Emerald Sight is tough for me to swallow, because it seems like a left-field, arbitrary addition. And in Dawnbreaker, Humphries makes a few more arbitrary changes that seem to conform the “rules of the ring” to the story he wants to tell. As I mentioned above, Bruce overrides the ring’s safeguards with his rapidly increasing willpower, causing the ring to malfunction from the excess. But why would such a thing never have happened with another Lantern previously? And in Humphries’ own Green Lanterns, one of the very first ring-slingers came to her own ruin when she couldn’t control her ascendant will. So why do things work differently here? Why doesn’t Bruce disintegrate himself? Why does the technology work differently?
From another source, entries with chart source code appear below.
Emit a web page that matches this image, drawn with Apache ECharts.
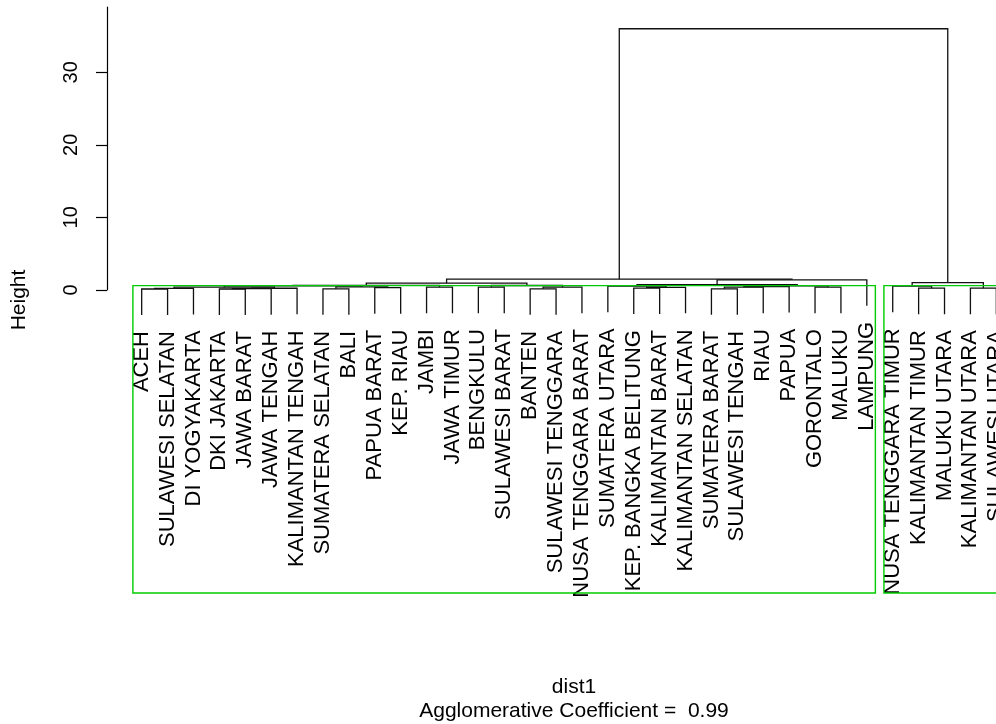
<!DOCTYPE html>
<html>
<head>
<meta charset="utf-8">
<script src="https://cdn.jsdelivr.net/npm/echarts@6/dist/echarts.min.js"></script>
<style>
html,body{margin:0;padding:0;background:#fff;}
#chart{width:996px;height:724px;}
</style>
</head>
<body>
<div id="chart"></div>
<script>
// ---- data ----
const leafOrder = ["ACEH","SULAWESI SELATAN","DI YOGYAKARTA","DKI JAKARTA","JAWA BARAT","JAWA TENGAH","KALIMANTAN TENGAH","SUMATERA SELATAN","BALI","PAPUA BARAT","KEP. RIAU","JAMBI","JAWA TIMUR","BENGKULU","SULAWESI BARAT","BANTEN","SULAWESI TENGGARA","NUSA TENGGARA BARAT","SUMATERA UTARA","KEP. BANGKA BELITUNG","KALIMANTAN BARAT","KALIMANTAN SELATAN","SUMATERA BARAT","SULAWESI TENGAH","RIAU","PAPUA","GORONTALO","MALUKU","LAMPUNG","NUSA TENGGARA TIMUR","KALIMANTAN TIMUR","MALUKU UTARA","KALIMANTAN UTARA","SULAWESI UTARA"];

// merges: strings are leaves, numbers refer to earlier merges (0-based)
const merges = [
  ["ACEH","SULAWESI SELATAN"],
  [0,"DI YOGYAKARTA"],
  ["DKI JAKARTA","JAWA BARAT"],
  [2,"JAWA TENGAH"],
  [3,"KALIMANTAN TENGAH"],
  [1,4],
  ["SUMATERA SELATAN","BALI"],
  ["PAPUA BARAT","KEP. RIAU"],
  [6,7],
  [5,8],
  ["JAMBI","JAWA TIMUR"],
  [9,10],
  ["BENGKULU","SULAWESI BARAT"],
  ["BANTEN","SULAWESI TENGGARA"],
  [13,"NUSA TENGGARA BARAT"],
  [12,14],
  [11,15],
  ["KEP. BANGKA BELITUNG","KALIMANTAN BARAT"],
  [17,"KALIMANTAN SELATAN"],
  ["SUMATERA UTARA",18],
  ["SUMATERA BARAT","SULAWESI TENGAH"],
  [20,"RIAU"],
  [21,"PAPUA"],
  ["GORONTALO","MALUKU"],
  [22,23],
  [19,24],
  [25,"LAMPUNG"],
  [16,26],
  ["KALIMANTAN TIMUR","MALUKU UTARA"],
  ["NUSA TENGGARA TIMUR",28],
  ["KALIMANTAN UTARA","SULAWESI UTARA"],
  [29,30],
  [27,31]
];
const mergeHeights = [0.12,0.2,0.12,0.16,0.22,0.37,0.14,0.3,0.4,0.55,0.37,0.62,0.37,0.14,0.37,0.6,0.92,0.25,0.35,0.5,0.14,0.37,0.45,0.37,0.55,0.7,1.38,1.47,0.23,0.5,0.23,1.0,36.0];

const clusterRanges = [["ACEH","LAMPUNG"],["NUSA TENGGARA TIMUR","SULAWESI UTARA"]];
const clusterRectTop = 0.58;
const yTicks = [0,10,20,30];
const xLabel = "dist1";
const subLabel = "Agglomerative Coefficient =  0.99";
const yLabel = "Height";

// ---- layout from data ----
const FONT = "'Liberation Sans', Arial, Helvetica, sans-serif";
const hMax = Math.max(...mergeHeights), hMin = Math.min(...mergeHeights);
const hang = 0.1 * (hMax - hMin);
const n = leafOrder.length;
const xMin = 1 - 0.04 * (n - 1), xMax = n + 0.04 * (n - 1);
const yMin = -41.8, yMax = 39;

const leafX = {};
leafOrder.forEach((nm, i) => leafX[nm] = i + 1);
const nodeX = [];
const leafEnd = {};
merges.forEach((m, i) => {
  const xs = m.map(c => typeof c === 'string' ? leafX[c] : nodeX[c]);
  nodeX[i] = (xs[0] + xs[1]) / 2;
  m.forEach(c => { if (typeof c === 'string') leafEnd[c] = mergeHeights[i] - hang; });
});
const treeData = merges.map((m, i) => {
  const xs = m.map(c => typeof c === 'string' ? leafX[c] : nodeX[c]);
  const ys = m.map(c => typeof c === 'string' ? leafEnd[c] : mergeHeights[c]);
  return [xs[0], xs[1], mergeHeights[i], ys[0], ys[1]];
});
const labelData = leafOrder.map(nm => [leafX[nm], leafEnd[nm]]);
const rectData = clusterRanges.map(r => [leafX[r[0]] - 0.34, leafX[r[1]] + 0.33, clusterRectTop, yMin]);

const gridLeft = 107.5, gridTop = 7, gridW = 923, gridH = 586;
const zeroY = gridTop + gridH * (yMax - 0) / (yMax - yMin);

const chart = echarts.init(document.getElementById('chart'), null, {renderer: 'canvas'});
chart.setOption({
  animation: false,
  backgroundColor: '#ffffff',
  textStyle: {fontFamily: FONT},
  title: [
    {text: xLabel, left: gridLeft + gridW / 2, top: 672, textAlign: 'center',
     textStyle: {fontFamily: FONT, fontSize: 21, fontWeight: 'normal', color: '#000'}},
    {text: subLabel, left: gridLeft + gridW / 2, top: 696, textAlign: 'center',
     textStyle: {fontFamily: FONT, fontSize: 21, fontWeight: 'normal', color: '#000'}}
  ],
  grid: [
    {left: gridLeft, top: gridTop, width: gridW, height: gridH, outerBoundsMode: 'none', containLabel: false},
    {left: 107, top: gridTop, width: 1, height: zeroY - gridTop, outerBoundsMode: 'none', containLabel: false}
  ],
  xAxis: [
    {type: 'value', gridIndex: 0, min: xMin, max: xMax, show: false},
    {type: 'value', gridIndex: 1, min: 0, max: 1, show: false}
  ],
  yAxis: [
    {type: 'value', gridIndex: 0, min: yMin, max: yMax,
     axisLine: {show: false}, axisTick: {show: false}, axisLabel: {show: false}, splitLine: {show: false},
     name: yLabel, nameLocation: 'middle', nameGap: 78, nameRotate: 90,
     nameTextStyle: {fontFamily: FONT, fontSize: 21, color: '#000'}},
    {type: 'value', gridIndex: 1, min: 0, max: yMax,
     axisLine: {show: true, lineStyle: {color: '#000', width: 1.2}},
     axisTick: {show: true, length: 11, customValues: yTicks, lineStyle: {color: '#000', width: 1.2}},
     axisLabel: {show: true, customValues: yTicks, rotate: 90, margin: 26, fontFamily: FONT, fontSize: 20, color: '#000'},
     splitLine: {show: false}}
  ],
  series: [
    {
      type: 'custom', xAxisIndex: 0, yAxisIndex: 0, silent: true,
      encode: {x: [0, 1], y: [2, 3, 4]},
      data: treeData,
      renderItem: function (params, api) {
        const p1 = api.coord([api.value(0), api.value(3)]);
        const p2 = api.coord([api.value(0), api.value(2)]);
        const p3 = api.coord([api.value(1), api.value(2)]);
        const p4 = api.coord([api.value(1), api.value(4)]);
        return {type: 'polyline', shape: {points: [p1, p2, p3, p4]},
                style: {stroke: '#111', fill: null, lineWidth: 1.3}};
      }
    },
    {
      type: 'custom', xAxisIndex: 0, yAxisIndex: 0, silent: true,
      encode: {x: 0, y: 1},
      data: labelData,
      renderItem: function (params, api) {
        const p = api.coord([api.value(0), api.value(1)]);
        return {type: 'text', x: p[0], y: p[1] + 16, rotation: Math.PI / 2,
                style: {text: leafOrder[params.dataIndex], align: 'right', verticalAlign: 'middle',
                        fontFamily: FONT, fontSize: 22, fill: '#000'}};
      }
    },
    {
      type: 'custom', xAxisIndex: 0, yAxisIndex: 0, silent: true,
      encode: {x: [0, 1], y: [2, 3]},
      data: rectData,
      renderItem: function (params, api) {
        const a = api.coord([api.value(0), api.value(2)]);
        const b = api.coord([api.value(1), api.value(3)]);
        return {type: 'rect', shape: {x: a[0], y: a[1], width: b[0] - a[0], height: b[1] - a[1]},
                style: {stroke: '#00CC00', fill: null, lineWidth: 1.4}};
      }
    }
  ]
});
</script>
</body>
</html>
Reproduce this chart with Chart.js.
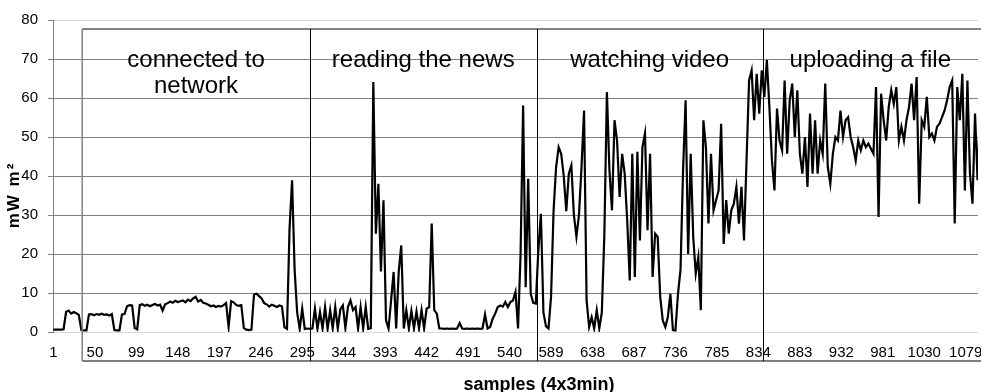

And while we’re asking questions, how exactly does Bruce “put the void” into his ring and make it capable of his new “blackout” power? I’m not completely opposed to new things, but it just doesn’t seem like a power that makes sense. And what’s more, how can he just take out the whole Corps?
Expected excellence from Van Sciver
Ethan Van Sciver and Jason Wright deliver an outstanding bit of artwork, particularly after the opening scene (how spooky is the empty skull of Chill, though?). His character aesthetics will never be my favorite, but the scope of a Van Sciver’s pages, especially when there’s ring-slinging going on, is something special. His background work is first-rate, as well, which makes the whole affair feel more real, and consequently, urgent—it’s not just a superhero slug-fest over splotches of color.
The other side of that coin, though, is that there’s a lot of artwork for letterer Tom Napolitano to work around, but he handles it wonderfully. Look especially at the page featuring The Batman Who Laughs—there’s quite a bit of text, and quite a few characters, but Napolitano deftly nestles the biggest chunks between TBWL’s creepy little Toddlings.
I’m still not nuts about the red text on black balloons, but that’s not Napolitano’s fault—it’s just the style in use across all of the Metal books for that particular character.
All-in-all, this is a fair story with excellent artwork and lettering. Humphries went toward the right end, ultimately, but I think he got there too quickly, and his Dawnbreaker fails to earn my empathy.
- You never tire of seeing Ethan Van Sciver draw Green Lanterns
- You like seeing Joe Chill get his reward
It reads better the second time, but Batman: The Dawnbreaker still suffers from an unrecognizable hero and one-too-many ring-related contrivances. It’s a shame, because it’s a great-looking book that deserves a better implementation of the good idea at the root of it all.